The voice is never identified, but it's pretty clear that it's not divine, as Joan's was, but that of some disembodied public-address announcer. To me, a lifelong Tiger fan, it sounds very much like that of Detroit's Joe Gentile. Other readers, other voices.

"Is it always the same?" Jerry asks about Kinsella's mystical ball park. The basic fantasy never changes, he is told, but each experience is distinctly different because "Baseball games are like snow-flakes and fingerprints; no two are ever the same." This is a truism, familiar to all baseball fans and no less significant because it is equally true of other sports. But the enduring fact is that while, in retrospect, all volleyball games tend to look very much alike, in the memory of even the oldest fan every baseball game has a shape all its own.

Moonlight Graham, a real person who played one inning in rightfield for the New York Giants in 1905, is another of this book's spectral characters.
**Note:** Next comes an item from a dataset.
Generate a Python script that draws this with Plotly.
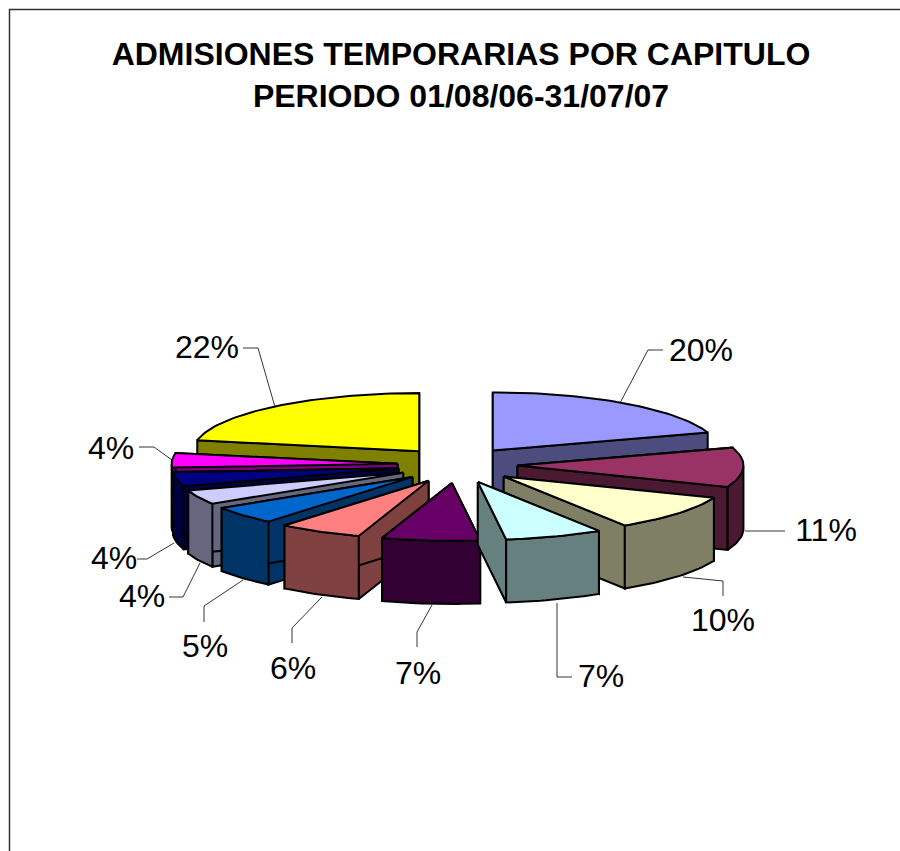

He died in 1965, but he comes back in Shoeless Joe, first as an aging and beloved family doctor in Chisholm, Minn. and then as a young man starting out to become a ballplayer. The fact that he is starting from Minnesota, where he died, rather than from North Carolina, where he grew up, doesn't seem to bother anyone. Least of all you. By the time you get to this part, you believe.

And then there is Kid Scissons, the Oldest Living Chicago Cub, who turns out to be a fraud, but a lovable one. Everyone in the book is lovable, in fact, with the exception of the narrator's rapacious brother-in-law, who is determined to foreclose on the Kinsella mortgage, bulldoze the ball park and sell the farm, along with half the county, to a huge, unfeeling, computerized agricultural conglomerate. Needless to say, he doesn't succeed. This isn't the kind of story in which evil men prosper.

I don't quite know what more to tell you about this book. I can't even promise you'll like it. If you dislike fantasy but love baseball (a fair description of me), you'll be torn—but I suspect baseball will win. Kinsella, the writer, has made up a story that in other hands might degenerate into foolishness, and made it work. In his creation of Ray Kinsella, this hapless dreamer, this Prufrock who has measured out his life with infield outs, the author has come very close to explaining the magical hold that this strange and complex game has on some of us—the chosen.

Actually, it's Jerry who comes closest to putting it into words. "I don't have to tell you," he says, "that the one constant through all the years has been baseball. America has been erased like a blackboard, only to be rebuilt and then erased again. But baseball has marked time while America has rolled by like a procession of steamrollers. It is the same game that Moonlight Graham played in 1905. It is a living part of history, like calico dresses, stone crockery, and threshing crews eating at outdoor tables. It continually reminds us of what once was, like an Indian-head penny in a handful of new coins."

Perhaps the real J.D. Salinger could have said it better. (Maybe he will.) But this will do for now.